In a previous work of the group the distribution of efficiency was studied in Twitter data, finding that it adopted a universal shape in every conversation (see figure below). Two approaches were considered to reproduce the efficiency distribution and explain this ubiquity. On the one hand, the empirical distribution was fitted to functions that visually resembled the shape of the distribution, but those ad hoc fits do not tell us why the efficiency distribution adopts precisely that shape. On the other hand, an agent-based model was developed to mimic the retweeting dynamics. But the ubiquity of the distribution made us think that, just like the universality of the normal distribution can be explained by the central limit theorem; that is, due to the variable under study being the sum of many underlying random variables that can be considered independent, the recurrent shape of the efficiency distribution may also emerge, not from the specific dynamics of Twitter, but from a simpler universal underlying mechanism.

Efficiency distribution for a Scientific Citations dataset and for a Twitter dataset.

Efficiency distribution for a Scientific Citations dataset and for a Twitter dataset.

With this idea in mind, we developed the Independent Variables (InV) model, which is based in considering A and R as independent random variables. If a complex causal mechanism is responsible for the efficiency distribution, the shape of the efficiency distribution according to the InV model should be very different from the original one. But as can be seen in the figure above (orange squares and green line of the middle panel), it stays practically the same. From these computations, we conjectured that if such a simple model can explain the shape of the efficiency distribution, we would find similar results in other social systems.

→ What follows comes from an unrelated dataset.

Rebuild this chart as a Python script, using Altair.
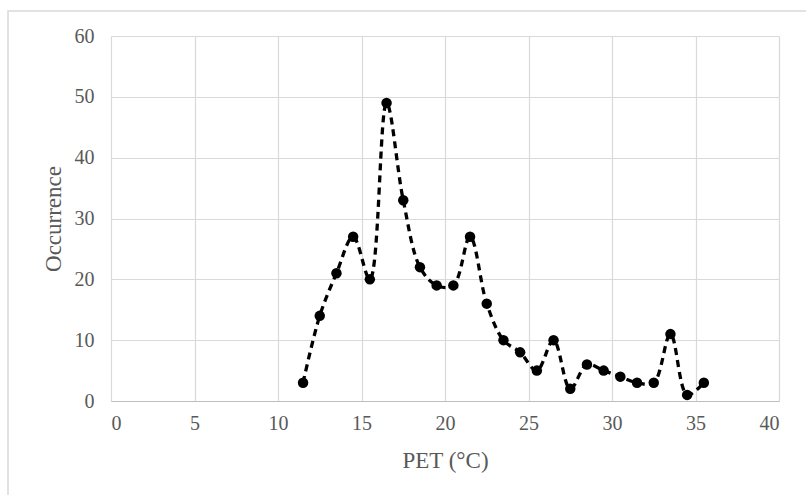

To test that hypothesis, in our current work we studied the efficiency distribution in 29 datasets of three different social systems: Twitter, Wikipedia and the Scientific Citations network, verifying that the distribution presents a similar shape across the different scenarios. From these results, it is clear that the ubiquity of the shape of the efficiency distribution can be explained by the efficiency being the ratio of two random variables that can be considered independent.

Diagram of models
Diagram comparing the main features of the three models: The Independent Variables (InV) model, the Identical Actors (IdA) and the Distinguishable Actors (DiA) model.

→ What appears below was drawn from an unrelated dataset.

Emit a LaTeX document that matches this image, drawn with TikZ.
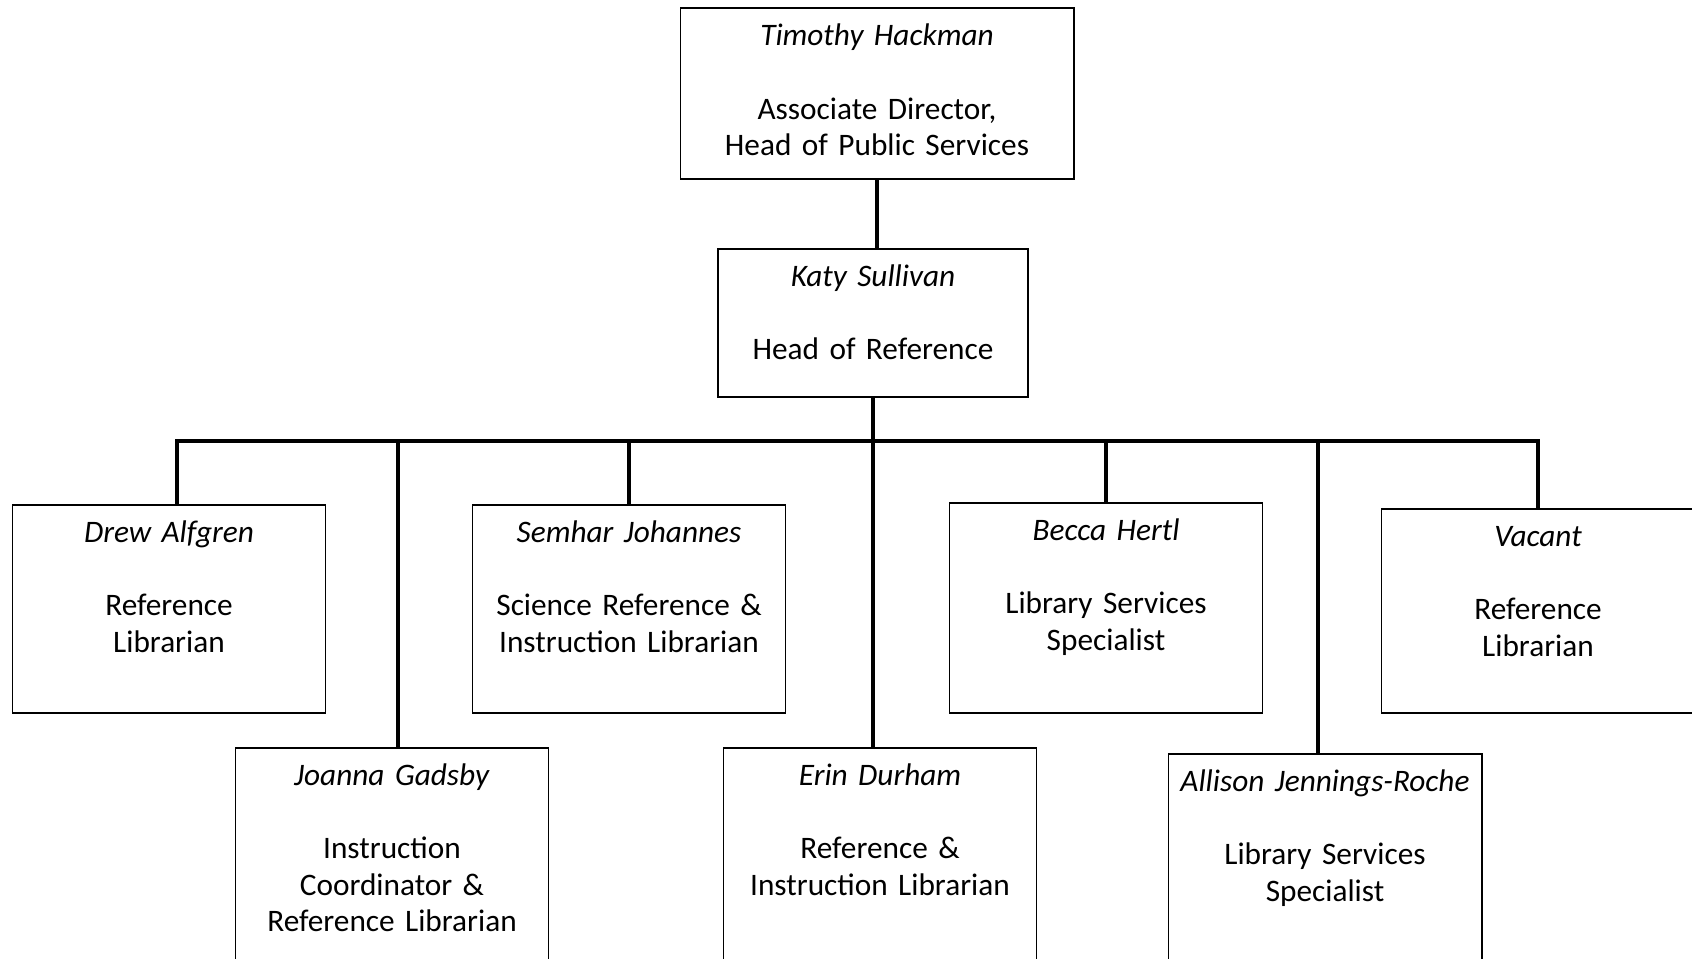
\documentclass[tikz,border=0pt]{standalone}
\usepackage{fontspec}
\setmainfont{Carlito}
\usepackage{tikz}

\begin{document}
\begin{tikzpicture}[x=0.01cm,y=-0.01cm]
		\tikzset{staffbox/.style={draw, line width=0.5pt, inner sep=0pt, anchor=north, align=center, text width=3.13cm, text height=0.375cm, text depth=#1, font=\fontsize{8.9}{10.4}\selectfont}};
		\tikzset{conn/.style={line width=1.2pt}};
		\useasboundingbox (0,0) rectangle (1692,958);
		% top of the chart
		\node[staffbox=1.33cm, text width=3.93cm] (tim) at (877,7.5) {\textit{Timothy Hackman}\\[10.4pt] Associate Director,\\ Head of Public Services};
		\node[staffbox=1.105cm, text width=3.10cm] (katy) at (873,248) {\textit{Katy Sullivan}\\[10.4pt] Head of Reference};
		% first row
		\node[staffbox=1.705cm] (drew) at (169,504) {\textit{Drew Alfgren}\\[10.4pt] Reference\\ Librarian};
		\node[staffbox=1.705cm] (semhar) at (629,504) {\textit{Semhar Johannes}\\[10.4pt] Science Reference \&\\ Instruction Librarian};
		\node[staffbox=1.725cm] (becca) at (1106,502) {\textit{Becca Hertl}\\[10.4pt] Library Services\\ Specialist};
		\node[staffbox=1.665cm] (vacant) at (1538,508) {\textit{Vacant}\\[10.4pt] Reference\\ Librarian};
		% second row
		\node[staffbox=2.3cm] (joanna) at (392,747) {\textit{Joanna Gadsby}\\[10.4pt] Instruction\\ Coordinator \&\\ Reference Librarian};
		\node[staffbox=2.3cm] (erin) at (880,747) {\textit{Erin Durham}\\[10.4pt] Reference \&\\ Instruction Librarian};
		\node[staffbox=2.3cm] (allison) at (1325,753) {\textit{Allison Jennings-Roche}\\[10.4pt] Library Services\\ Specialist};
		\coordinate (bus) at (0,441);
		\draw[conn] (tim.south) -- (tim.south |- katy.north);
		\draw[conn] (katy.south) -- (katy.south |- erin.north);
		\draw[conn] ([xshift=0.08cm]drew.north) |- (bus -| vacant.north) -- (vacant.north);
		\draw[conn] ([xshift=0.06cm]joanna.north) -- ([xshift=0.06cm]joanna.north |- bus);
		\draw[conn] ([xshift=-0.07cm]allison.north) -- ([xshift=-0.07cm]allison.north |- bus);
		\foreach \who in {semhar,becca}
			\draw[conn] (\who.north) -- (\who.north |- bus);
	\end{tikzpicture}
\end{document}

However, in the paper we develop two more sophisticated theories that correct the small discrepancies between the InV model and the data. In the Identical Actors (IdA) model, a dependency between R and A is introduced in a parsimonious way and the system reacts to the stimuli of every actor in the same way; in the Distinguishable Actors (DiA) model the reaction of the system depends on the features of the individual that stimulates it. This last model fits the Twitter data remarkably well when the number of followers of the users is used as their distinctive feature. However, despite its simplicity, the InV model still performs very well when there is a large number of variables determining the response of the system, as their relative effects balance each other out. That is the case for the Scientific Citations network (see figure above), where R (the number of citations) depends on many factors, from the quality of the manuscript or journal, to the field of research, the reputation of the authors, their institutions, etc.